— begin —
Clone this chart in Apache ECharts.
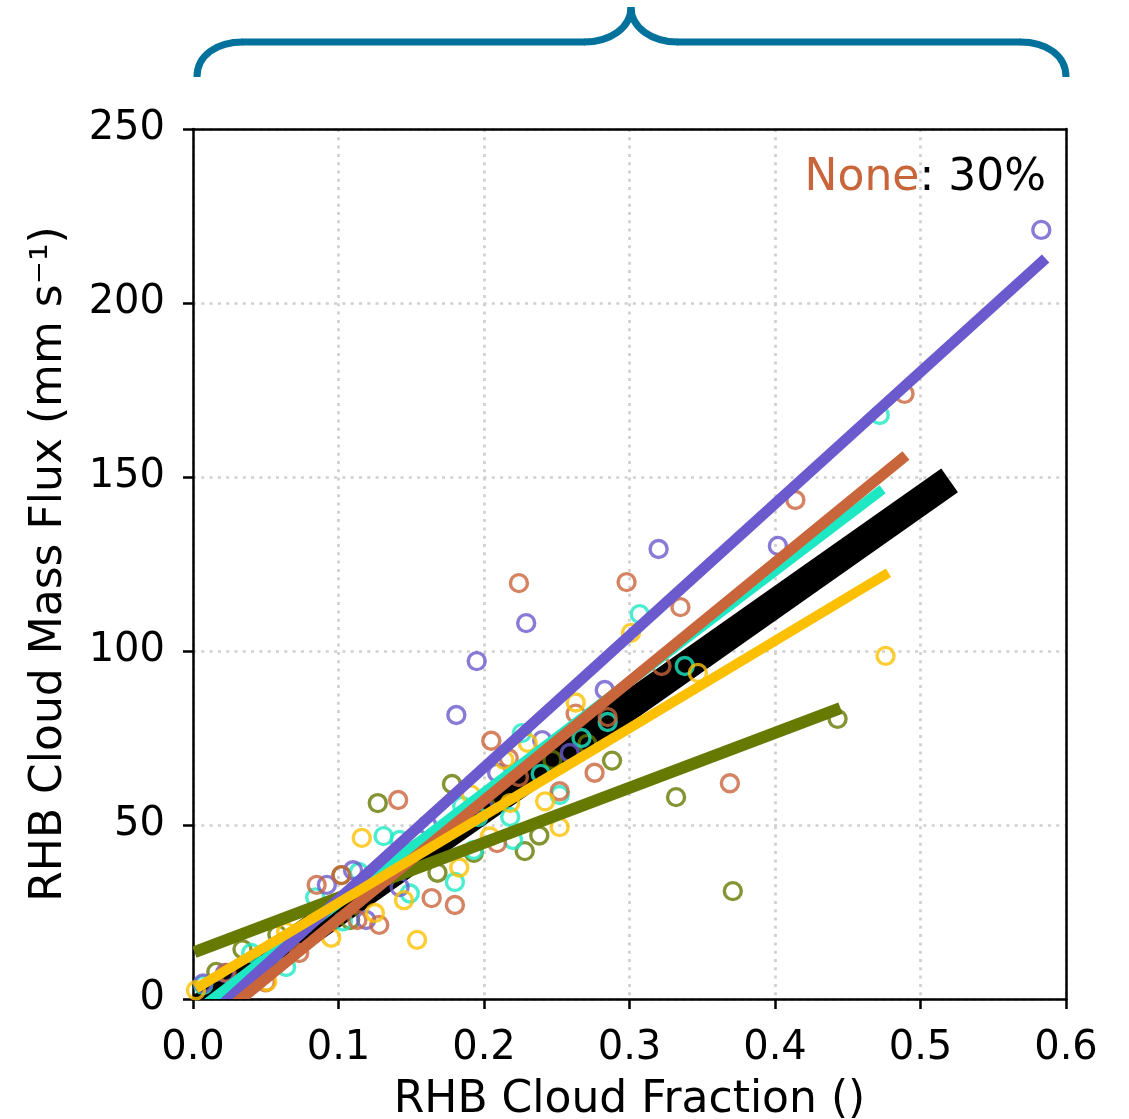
<!DOCTYPE html>
<html>
<head>
<meta charset="utf-8">
<title>RHB Cloud Mass Flux vs Cloud Fraction</title>
<script src="https://cdn.jsdelivr.net/npm/echarts@6/dist/echarts.min.js"></script>
<style>
  html, body { margin: 0; padding: 0; background: #ffffff; }
  #chart { width: 1129px; height: 1119px; }
</style>
</head>
<body>
<div id="chart"></div>
<script>
// Axis ticks
const fractionTicks = [0.0, 0.1, 0.2, 0.3, 0.4, 0.5, 0.6];
const fluxTicks = [0, 50, 100, 150, 200, 250];

// Samples per group: [cloud fraction, cloud mass flux (mm s^-1)]
const violetPoints = [
  [0.007, 4.5], [0.022, 7.5], [0.092, 32.8], [0.110, 37.0], [0.119, 22.7],
  [0.142, 32.2], [0.161, 50.0], [0.181, 81.6], [0.195, 97.1], [0.200, 55.0],
  [0.209, 65.0], [0.229, 108.0], [0.240, 74.4], [0.259, 70.7], [0.283, 88.8],
  [0.320, 129.3], [0.402, 130.2], [0.583, 221.0]
];
const rustPoints = [
  [0.023, 7.5], [0.050, 4.8], [0.073, 13.2], [0.085, 32.8], [0.102, 35.6],
  [0.113, 22.7], [0.128, 21.3], [0.141, 57.2], [0.164, 29.0], [0.180, 27.0],
  [0.205, 74.2], [0.209, 44.8], [0.217, 69.2], [0.224, 119.5], [0.224, 63.8],
  [0.252, 59.7], [0.263, 82.0], [0.276, 65.0], [0.285, 81.0], [0.298, 119.8],
  [0.322, 95.7], [0.335, 112.6], [0.369, 62.0], [0.414, 143.4], [0.489, 173.9]
];
const aquaPoints = [
  [0.007, 4.0], [0.040, 13.2], [0.064, 9.2], [0.084, 29.2], [0.103, 22.3],
  [0.114, 36.5], [0.131, 46.8], [0.142, 45.7], [0.149, 30.3], [0.180, 33.6],
  [0.185, 55.5], [0.193, 42.8], [0.196, 52.3], [0.218, 52.3], [0.220, 45.7],
  [0.226, 76.4], [0.239, 64.7], [0.252, 58.6], [0.267, 75.0], [0.285, 79.6],
  [0.307, 110.6], [0.338, 95.7], [0.472, 167.8]
];
const amberPoints = [
  [0.002, 2.5], [0.051, 5.0], [0.064, 19.3], [0.095, 17.6], [0.116, 46.3],
  [0.125, 24.7], [0.145, 28.4], [0.154, 17.0], [0.183, 37.8], [0.191, 58.8],
  [0.204, 46.7], [0.214, 68.7], [0.218, 56.3], [0.230, 73.6], [0.242, 56.8],
  [0.252, 49.4], [0.263, 85.2], [0.301, 105.2], [0.347, 93.7], [0.476, 98.6]
];
const olivePoints = [
  [0.016, 7.8], [0.034, 14.3], [0.058, 18.5], [0.102, 35.6], [0.108, 22.7],
  [0.127, 56.3], [0.168, 36.3], [0.178, 61.8], [0.193, 42.0], [0.202, 55.0],
  [0.228, 42.5], [0.238, 47.0], [0.247, 68.7], [0.271, 73.3], [0.288, 68.5],
  [0.332, 58.0], [0.371, 31.0], [0.443, 80.5]
];

// Linear fit segments: [start, end]
const allFit = [[0.000, -4.0], [0.520, 149.0]];
const oliveFit = [[0.001, 13.5], [0.445, 83.6]];
const aquaFit = [[0.007, -2.0], [0.474, 146.5]];
const violetFit = [[0.007, -6.6], [0.586, 212.8]];
const rustFit = [[0.023, -3.4], [0.490, 156.2]];
const amberFit = [[0.002, 3.0], [0.478, 122.5]];

const COLORS = {
  violet: '#6a5acd',
  rust: '#c9653b',
  aqua: '#1ee8c4',
  amber: '#fcc000',
  olive: '#667900',
  all: '#000000',
  brace: '#02719c',
  grid: '#d0d0d0'
};

const FONT = '"DejaVu Sans", "Noto Sans", sans-serif';

function scatter(name, data, color) {
  return {
    type: 'scatter',
    name: name,
    data: data,
    symbol: 'circle',
    symbolSize: 17,
    z: 3,
    silent: true,
    itemStyle: { color: 'rgba(0,0,0,0)', borderColor: color, borderWidth: 3.4 }
  };
}

// Thick fit segment, clipped tightly to the plotting area
function fitLine(name, seg, color, width, z) {
  return {
    type: 'custom',
    name: name,
    z: z,
    silent: true,
    clip: true,
    data: [[seg[0][0], seg[0][1], seg[1][0], seg[1][1]]],
    encode: { x: [0, 2], y: [1, 3] },
    renderItem: function (params, api) {
      const a = api.coord([api.value(0), api.value(1)]);
      const b = api.coord([api.value(2), api.value(3)]);
      return {
        type: 'line',
        shape: { x1: a[0], y1: a[1], x2: b[0], y2: b[1] },
        style: { stroke: color, lineWidth: width, lineCap: 'butt', fill: null }
      };
    }
  };
}

// Curly brace above the panel, built from curve and straight pieces
const braceStyle = { fill: null, stroke: COLORS.brace, lineWidth: 7, lineCap: 'butt' };
function braceCurve(x1, y1, cx1, cy1, cx2, cy2, x2, y2) {
  return {
    type: 'bezierCurve', silent: true,
    shape: { x1: x1, y1: y1, cpx1: cx1, cpy1: cy1, cpx2: cx2, cpy2: cy2, x2: x2, y2: y2 },
    style: braceStyle
  };
}
function braceLine(x1, y1, x2, y2) {
  return { type: 'line', silent: true, shape: { x1: x1, y1: y1, x2: x2, y2: y2 }, style: braceStyle };
}

const axisLineStyle = { color: '#000', width: 2.5 };
const gridLineStyle = { color: COLORS.grid, width: 2.7, type: [3, 5.3] };

// Plain frame edges on the top and right sides
function frameAxis(position) {
  return {
    type: 'value',
    position: position,
    min: position === 'top' ? fractionTicks[0] : fluxTicks[0],
    max: position === 'top' ? fractionTicks[fractionTicks.length - 1] : fluxTicks[fluxTicks.length - 1],
    z: 6,
    axisLine: { show: true, onZero: false, lineStyle: axisLineStyle },
    axisTick: { show: false },
    axisLabel: { show: false },
    splitLine: { show: false }
  };
}

const chart = echarts.init(document.getElementById('chart'), null, { renderer: 'canvas' });

chart.setOption({
  animation: false,
  backgroundColor: '#ffffff',
  grid: {
    left: 193, right: 63, top: 129, bottom: 120,
    show: false, containLabel: false, outerBoundsMode: 'none'
  },
  xAxis: [
    {
      type: 'value',
      position: 'bottom',
      min: fractionTicks[0],
      max: fractionTicks[fractionTicks.length - 1],
      interval: 0.1,
      name: 'RHB Cloud Fraction ()',
      nameLocation: 'middle',
      nameGap: 80,
      nameTextStyle: { fontFamily: FONT, fontSize: 44, color: '#000', lineHeight: 44 },
      axisLine: { show: true, onZero: false, lineStyle: axisLineStyle },
      axisTick: { show: true, inside: false, length: 10, lineStyle: axisLineStyle },
      axisLabel: {
        margin: 30, fontFamily: FONT, fontSize: 40, color: '#000', lineHeight: 40,
        formatter: v => v.toFixed(1)
      },
      splitLine: { show: true, lineStyle: gridLineStyle }
    },
    frameAxis('top')
  ],
  yAxis: [
    {
      type: 'value',
      position: 'left',
      min: fluxTicks[0],
      max: fluxTicks[fluxTicks.length - 1],
      interval: 50,
      name: 'RHB Cloud Mass Flux (mm s\u207B\u00B9)',
      nameLocation: 'middle',
      nameGap: 121,
      nameTextStyle: { fontFamily: FONT, fontSize: 44, color: '#000', lineHeight: 44 },
      axisLine: { show: true, onZero: false, lineStyle: axisLineStyle },
      axisTick: { show: true, inside: false, length: 10, lineStyle: axisLineStyle },
      axisLabel: { margin: 28, fontFamily: FONT, fontSize: 40, color: '#000' },
      splitLine: { show: true, lineStyle: gridLineStyle }
    },
    frameAxis('right')
  ],
  series: [
    fitLine('all', allFit, COLORS.all, 29, 2),
    scatter('olive', olivePoints, COLORS.olive),
    scatter('aqua', aquaPoints, COLORS.aqua),
    scatter('violet', violetPoints, COLORS.violet),
    scatter('rust', rustPoints, COLORS.rust),
    scatter('amber', amberPoints, COLORS.amber),
    fitLine('olive fit', oliveFit, COLORS.olive, 12, 4),
    fitLine('aqua fit', aquaFit, COLORS.aqua, 10, 4),
    fitLine('violet fit', violetFit, COLORS.violet, 11, 4),
    fitLine('rust fit', rustFit, COLORS.rust, 11, 4),
    fitLine('amber fit', amberFit, COLORS.amber, 10, 4)
  ],
  graphic: [
    braceCurve(197, 77, 197, 55, 217, 42, 243, 42),
    braceLine(242, 42, 585, 42),
    braceCurve(584, 42, 610, 42, 631, 28, 631, 7),
    braceCurve(631, 7, 631, 28, 652, 42, 678, 42),
    braceLine(677, 42, 1021, 42),
    braceCurve(1020, 42, 1046, 42, 1066, 55, 1066, 77),
    {
      type: 'text',
      silent: true,
      right: 1129 - 1046,
      top: 157,
      style: {
        text: '{n|None}{p|: 30%}',
        fontFamily: FONT,
        rich: {
          n: { fontFamily: FONT, fontSize: 44, fill: COLORS.rust, color: COLORS.rust },
          p: { fontFamily: FONT, fontSize: 44, fill: '#000', color: '#000' }
        }
      }
    }
  ]
});
</script>
</body>
</html>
— end —
#### Short task:
Could the lines from the top of the material through the line with "const fluxTicks = [0, 50, 100, 150, 200, 250];" be repeated exactly, pictures left out?

#### Response:
Clone this chart in Apache ECharts.
<!DOCTYPE html>
<html>
<head>
<meta charset="utf-8">
<title>RHB Cloud Mass Flux vs Cloud Fraction</title>
<script src="https://cdn.jsdelivr.net/npm/echarts@6/dist/echarts.min.js"></script>
<style>
  html, body { margin: 0; padding: 0; background: #ffffff; }
  #chart { width: 1129px; height: 1119px; }
</style>
</head>
<body>
<div id="chart"></div>
<script>
// Axis ticks
const fractionTicks = [0.0, 0.1, 0.2, 0.3, 0.4, 0.5, 0.6];
const fluxTicks = [0, 50, 100, 150, 200, 250];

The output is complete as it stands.